** START OF Extracted information **

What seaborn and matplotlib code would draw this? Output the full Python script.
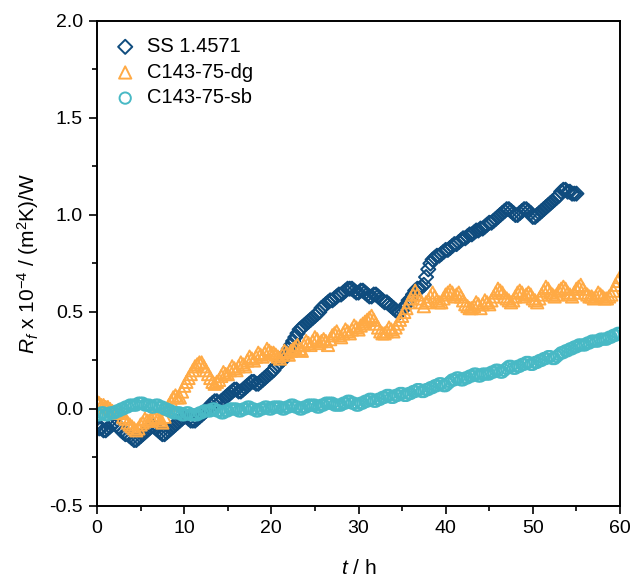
import numpy as np
import matplotlib
matplotlib.use("Agg")
import matplotlib.pyplot as plt
import pandas as pd
import seaborn as sns

# time axis (h), one reading every 15 min
t_ss = np.arange(0, 55.01, 0.25)
t_full = np.arange(0, 60.01, 0.25)

# fouling resistance, x 10^-4 (m2K)/W  (one row = one hour)
ss_1_4571 = [
    -0.09, -0.10, -0.10, -0.11,
    -0.11, -0.10, -0.09, -0.08,
    -0.07, -0.08, -0.09, -0.11,
    -0.12, -0.13, -0.13, -0.14,
    -0.15, -0.16, -0.16, -0.15,
    -0.14, -0.13, -0.12, -0.11,
    -0.10, -0.09, -0.09, -0.10,
    -0.11, -0.12, -0.13, -0.13,
    -0.12, -0.11, -0.10, -0.09,
    -0.08, -0.07, -0.06, -0.05,
    -0.04, -0.04, -0.05, -0.06,
    -0.06, -0.06, -0.05, -0.04,
    -0.03, -0.02, -0.01, 0.00,
    0.02, 0.03, 0.04, 0.04,
    0.03, 0.04, 0.05, 0.06,
    0.07, 0.08, 0.09, 0.10,
    0.10, 0.09, 0.09, 0.10,
    0.11, 0.12, 0.13, 0.14,
    0.14, 0.13, 0.13, 0.14,
    0.15, 0.16, 0.17, 0.18,
    0.19, 0.20, 0.22, 0.23,
    0.24, 0.25, 0.27, 0.29,
    0.31, 0.33, 0.35, 0.37,
    0.39, 0.41, 0.42, 0.43,
    0.44, 0.45, 0.46, 0.47,
    0.48, 0.49, 0.50, 0.52,
    0.53, 0.54, 0.55, 0.56,
    0.56, 0.57, 0.58, 0.59,
    0.59, 0.60, 0.61, 0.62,
    0.62, 0.62, 0.61, 0.60,
    0.60, 0.61, 0.61, 0.60,
    0.59, 0.58, 0.58, 0.59,
    0.59, 0.58, 0.57, 0.56,
    0.55, 0.55, 0.54, 0.53,
    0.52, 0.51, 0.50, 0.50,
    0.51, 0.52, 0.54, 0.56,
    0.57, 0.59, 0.61, 0.62,
    0.62, 0.63, 0.64, 0.68,
    0.72, 0.75, 0.77, 0.78,
    0.79, 0.79, 0.80, 0.81,
    0.82, 0.82, 0.83, 0.84,
    0.85, 0.85, 0.86, 0.87,
    0.88, 0.88, 0.89, 0.90,
    0.90, 0.91, 0.92, 0.92,
    0.93, 0.93, 0.94, 0.95,
    0.96, 0.96, 0.97, 0.98,
    0.99, 1.00, 1.01, 1.02,
    1.03, 1.03, 1.02, 1.01,
    1.00, 1.00, 1.01, 1.02,
    1.03, 1.03, 1.02, 1.01,
    0.99, 0.99, 1.00, 1.01,
    1.02, 1.03, 1.04, 1.05,
    1.06, 1.07, 1.08, 1.09,
    1.10, 1.12, 1.13, 1.13,
    1.12, 1.12, 1.11, 1.11,
    1.11]

c143_dg = [
    0.04, 0.03, 0.02, 0.02,
    0.01, 0.01, 0.00, -0.01,
    -0.02, -0.02, -0.01, -0.02,
    -0.04, -0.05, -0.07, -0.08,
    -0.09, -0.10, -0.11, -0.10,
    -0.08, -0.07, -0.05, -0.06,
    -0.06, -0.05, -0.04, -0.04,
    -0.05, -0.06, -0.07, -0.04,
    0.00, 0.02, 0.04, 0.06,
    0.07, 0.06, 0.06, 0.09,
    0.12, 0.14, 0.16, 0.18,
    0.20, 0.22, 0.23, 0.24,
    0.24, 0.22, 0.20, 0.18,
    0.16, 0.14, 0.13, 0.14,
    0.15, 0.17, 0.19, 0.18,
    0.18, 0.20, 0.22, 0.21,
    0.20, 0.22, 0.24, 0.23,
    0.22, 0.25, 0.27, 0.26,
    0.25, 0.27, 0.29, 0.28,
    0.27, 0.29, 0.31, 0.30,
    0.29, 0.29, 0.28, 0.27,
    0.26, 0.28, 0.30, 0.29,
    0.28, 0.30, 0.31, 0.32,
    0.33, 0.31, 0.30, 0.33,
    0.35, 0.34, 0.33, 0.35,
    0.37, 0.36, 0.34, 0.35,
    0.36, 0.35, 0.33, 0.36,
    0.38, 0.39, 0.40, 0.38,
    0.37, 0.39, 0.41, 0.40,
    0.39, 0.41, 0.43, 0.42,
    0.41, 0.43, 0.44, 0.45,
    0.46, 0.47, 0.48, 0.46,
    0.44, 0.42, 0.40, 0.39,
    0.39, 0.40, 0.42, 0.41,
    0.40, 0.42, 0.44, 0.46,
    0.48, 0.50, 0.52, 0.55,
    0.57, 0.59, 0.61, 0.59,
    0.57, 0.55, 0.53, 0.55,
    0.56, 0.58, 0.60, 0.58,
    0.56, 0.55, 0.55, 0.57,
    0.59, 0.60, 0.61, 0.60,
    0.58, 0.59, 0.60, 0.58,
    0.56, 0.54, 0.53, 0.52,
    0.52, 0.53, 0.55, 0.54,
    0.52, 0.54, 0.56, 0.55,
    0.54, 0.56, 0.58, 0.60,
    0.62, 0.61, 0.60, 0.58,
    0.57, 0.56, 0.55, 0.56,
    0.58, 0.60, 0.61, 0.60,
    0.58, 0.59, 0.60, 0.59,
    0.57, 0.56, 0.55, 0.57,
    0.59, 0.61, 0.63, 0.62,
    0.60, 0.59, 0.58, 0.59,
    0.61, 0.62, 0.63, 0.62,
    0.60, 0.59, 0.58, 0.60,
    0.62, 0.63, 0.64, 0.62,
    0.60, 0.59, 0.58, 0.58,
    0.57, 0.58, 0.60, 0.59,
    0.58, 0.57, 0.57, 0.58,
    0.59, 0.61, 0.64, 0.66,
    0.68]

c143_sb = [
    -0.03, -0.03, -0.02, -0.02,
    -0.03, -0.03, -0.02, -0.02,
    -0.02, -0.01, -0.01, 0.00,
    0.00, 0.01, 0.01, 0.02,
    0.02, 0.02, 0.02, 0.03,
    0.03, 0.03, 0.02, 0.02,
    0.02, 0.01, 0.01, 0.02,
    0.02, 0.01, 0.01, 0.00,
    0.00, -0.01, -0.01, -0.02,
    -0.02, -0.02, -0.02, -0.03,
    -0.03, -0.02, -0.02, -0.03,
    -0.03, -0.03, -0.03, -0.02,
    -0.02, -0.01, -0.01, -0.01,
    -0.01, 0.00, 0.00, -0.01,
    -0.01, -0.02, -0.02, -0.01,
    -0.01, 0.00, 0.00, 0.00,
    0.00, -0.01, -0.01, 0.00,
    0.00, 0.01, 0.01, 0.00,
    0.00, -0.01, -0.01, 0.00,
    0.00, 0.01, 0.01, 0.00,
    0.00, 0.01, 0.01, 0.01,
    0.01, 0.00, 0.00, 0.01,
    0.01, 0.02, 0.02, 0.01,
    0.01, 0.00, 0.00, 0.01,
    0.01, 0.02, 0.02, 0.02,
    0.02, 0.01, 0.01, 0.02,
    0.02, 0.03, 0.03, 0.03,
    0.03, 0.02, 0.02, 0.02,
    0.02, 0.03, 0.03, 0.04,
    0.04, 0.03, 0.03, 0.02,
    0.02, 0.03, 0.03, 0.04,
    0.04, 0.05, 0.05, 0.04,
    0.04, 0.05, 0.05, 0.06,
    0.06, 0.07, 0.07, 0.06,
    0.06, 0.07, 0.07, 0.08,
    0.08, 0.07, 0.07, 0.08,
    0.08, 0.09, 0.09, 0.10,
    0.10, 0.09, 0.09, 0.10,
    0.10, 0.11, 0.11, 0.12,
    0.12, 0.13, 0.13, 0.12,
    0.12, 0.13, 0.14, 0.15,
    0.15, 0.16, 0.16, 0.15,
    0.15, 0.16, 0.16, 0.17,
    0.17, 0.18, 0.18, 0.17,
    0.17, 0.18, 0.18, 0.18,
    0.18, 0.19, 0.19, 0.20,
    0.20, 0.19, 0.19, 0.20,
    0.21, 0.22, 0.22, 0.21,
    0.21, 0.22, 0.22, 0.23,
    0.23, 0.24, 0.24, 0.23,
    0.23, 0.24, 0.24, 0.25,
    0.25, 0.26, 0.26, 0.27,
    0.27, 0.26, 0.26, 0.27,
    0.28, 0.29, 0.29, 0.30,
    0.30, 0.31, 0.31, 0.32,
    0.32, 0.33, 0.33, 0.33,
    0.33, 0.34, 0.34, 0.35,
    0.35, 0.35, 0.35, 0.36,
    0.36, 0.36, 0.36, 0.37,
    0.37, 0.38, 0.38, 0.39,
    0.39]

labels = ["SS 1.4571", "C143-75-dg", "C143-75-sb"]
colors = ["#0F4C7E", "#FFAA45", "#48B9C5"]
markers = ["D", "^", "o"]
msizes = [52, 78, 66]

sns.set_style("ticks")
plt.rcParams["font.family"] = ["Liberation Sans", "DejaVu Sans"]
plt.rcParams["mathtext.fontset"] = "custom"
plt.rcParams["mathtext.rm"] = "Liberation Sans"
plt.rcParams["mathtext.it"] = "Liberation Sans:italic"
plt.rcParams["text.color"] = "black"
plt.rcParams["axes.labelcolor"] = "black"
plt.rcParams["xtick.color"] = "black"
plt.rcParams["ytick.color"] = "black"
plt.rcParams["axes.edgecolor"] = "black"

fig = plt.figure(figsize=(6.32, 5.8), dpi=100)
ax = fig.add_axes([0.1535, 0.1276, 0.8275, 0.8362])

series = [(t_ss, ss_1_4571), (t_full, c143_dg), (t_full, c143_sb)]
for (tt, yy), lab, col, mk, s in zip(series, labels, colors, markers, msizes):
    df = pd.DataFrame({"t": tt, "Rf": yy})
    sns.scatterplot(data=df, x="t", y="Rf", ax=ax, marker=mk, s=s,
                    color=col, facecolor="none", edgecolor=col,
                    linewidth=1.4, label=lab)

ax.set_xlim(0, 60)
ax.set_ylim(-0.5, 2.0)
ax.set_xticks(np.arange(0, 61, 10))
ax.set_xticks(np.arange(5, 60, 10), minor=True)
ax.set_yticks(np.arange(-0.5, 2.01, 0.5))
ax.set_yticks(np.arange(-0.25, 2.0, 0.5), minor=True)
ax.set_yticklabels(["-0.5", "0.0", "0.5", "1.0", "1.5", "2.0"])
ax.tick_params(axis="both", which="major", labelsize=14, length=6, width=1.2,
               direction="out", top=False, right=False, pad=4)
ax.tick_params(axis="both", which="minor", length=3.5, width=1.2,
               direction="out", top=False, right=False)
for sp in ax.spines.values():
    sp.set_linewidth(1.4)
    sp.set_visible(True)

ax.set_xlabel("$t$ / h", fontsize=15, labelpad=16)
ax.set_ylabel("$R_f$ x 10$^{-4}$ / (m$^2$K)/W", fontsize=15, labelpad=6)

leg = ax.legend(loc="upper left", frameon=False, fontsize=14.5,
                handlelength=1.2, handletextpad=0.5, borderpad=0.4,
                borderaxespad=0.4, labelspacing=0.33)

fig.savefig("out.png", dpi=100)
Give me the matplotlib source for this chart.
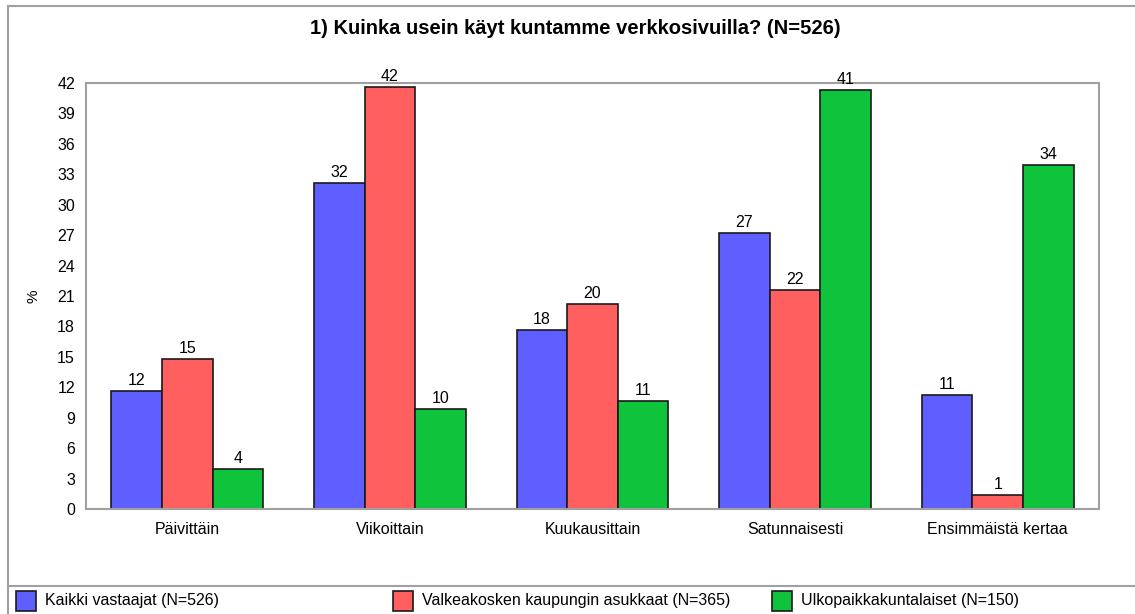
import numpy as np
import matplotlib.pyplot as plt
from matplotlib.patches import Rectangle
from matplotlib.lines import Line2D

plt.rcParams['font.family'] = ['Liberation Sans', 'DejaVu Sans']

categories = ["Päivittäin", "Viikoittain", "Kuukausittain", "Satunnaisesti", "Ensimmäistä kertaa"]
series_names = ["Kaikki vastaajat (N=526)",
                "Valkeakosken kaupungin asukkaat (N=365)",
                "Ulkopaikkakuntalaiset (N=150)"]
kaikki = [11.6, 32.1, 17.6, 27.2, 11.2]
valkeakoski = [14.8, 41.6, 20.2, 21.6, 1.4]
ulko = [3.9, 9.9, 10.6, 41.3, 33.9]
colors = ["#5f5fff", "#ff5f5f", "#0fc43c"]
title = "1) Kuinka usein käyt kuntamme verkkosivuilla? (N=526)"
yticks = list(range(0, 43, 3))

W, H = 1135, 614
fig = plt.figure(figsize=(W/100, H/100), dpi=100)
ax = fig.add_axes([86/W, 1-509/H, (1099-86)/W, (509-83)/H])

x = np.arange(len(categories))
w = 0.25
for k, vals in enumerate([kaikki, valkeakoski, ulko]):
    bars = ax.bar(x + (k-1)*w, vals, w, color=colors[k], edgecolor="#1a1a1a", linewidth=1.2)
    for b, v in zip(bars, vals):
        ax.text(b.get_x() + b.get_width()/2, v + 0.3, str(int(round(v))),
                ha="center", va="bottom", fontsize=11.5)

ax.set_xlim(-0.5, len(categories)-0.5)
ax.set_ylim(0, 42)
ax.set_yticks(yticks)
ax.set_xticks(x)
ax.set_xticklabels(categories, fontsize=11.5)
ax.tick_params(axis="y", length=0, labelsize=11.5, pad=8)
ax.tick_params(axis="x", length=0, pad=9)
for s in ax.spines.values():
    s.set_color("#a0a0a0")
    s.set_linewidth(1.5)
ax.set_ylabel("%", fontsize=11, labelpad=12)

fig.text(575/W, 1-28/H, title, ha="center", va="center", fontsize=14.5, fontweight="bold")

# outer frame and legend separator
frame = "#a0a0a0"
fig.add_artist(Line2D([8/W, 1], [1-5.5/H]*2, color=frame, lw=1.5))
fig.add_artist(Line2D([8/W]*2, [0, 1-5.5/H], color=frame, lw=1.5))
fig.add_artist(Line2D([8/W, 1], [1-586/H]*2, color=frame, lw=1.5))

# legend row
leg_x = [16, 393, 772]
for px, name, c in zip(leg_x, series_names, colors):
    fig.add_artist(Rectangle((px/W, 1-611/H), 20/W, 20/H, facecolor=c,
                             edgecolor="#1a1a1a", linewidth=1.2))
    fig.text((px+29)/W, 1-601/H, name, ha="left", va="center", fontsize=11.5)

fig.savefig("out.png", dpi=100, facecolor="white")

** END OF Extracted information **

*What you will do*:
Both the first line of the records above and the line containing "t_full = np.arange(0, 60.01, 0.25)" belong in the copy; please return them and every line between, exactly, minus the pictures.

*Written reply*:
What seaborn and matplotlib code would draw this? Output the full Python script.
import numpy as np
import matplotlib
matplotlib.use("Agg")
import matplotlib.pyplot as plt
import pandas as pd
import seaborn as sns

# time axis (h), one reading every 15 min
t_ss = np.arange(0, 55.01, 0.25)
t_full = np.arange(0, 60.01, 0.25)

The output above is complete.